Assumptions for the linear regression:
- Linearity: The relationship between the dependent and independent variables is linear.
- Homoskedasticity: The variance of the residuals is constant.
- Independence: The variables are iid (identically and independently distributed).
- Normality: The residuals are normally distributed.

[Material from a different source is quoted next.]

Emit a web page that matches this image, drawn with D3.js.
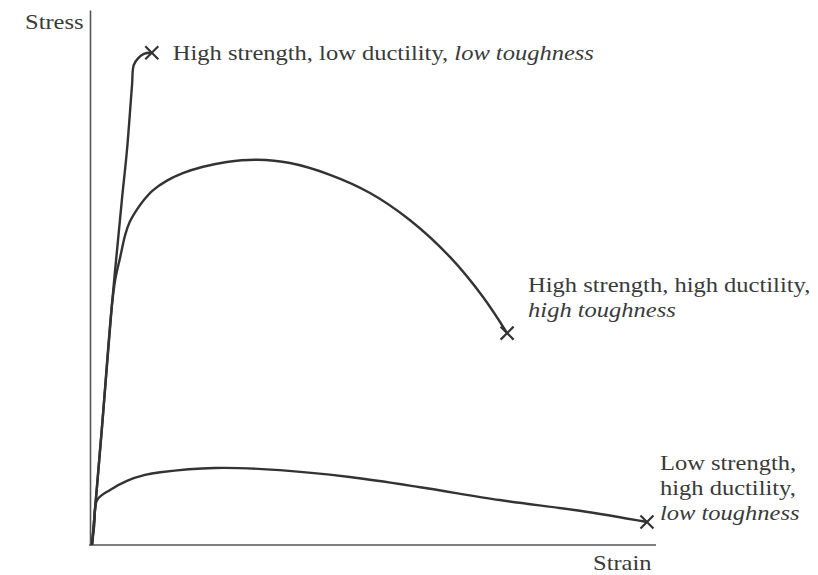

- The independent variables are not highly correlated.
Conclusion
The regression model controls for other sources of variability in odontoblast length, whereas the t-test lumps all of that variability into the error term. In other words, the t-test suffers from omitted variable bias (not that the regression model doesn’t, but it is still a more powerful model than the simple t-test).
As a result, the regression model should be considered a better predictor of the significance of the independent variables than the simple t-test. So, we can conclude that both the daily dosage and the delivery method have a significant effect on odontoblast length.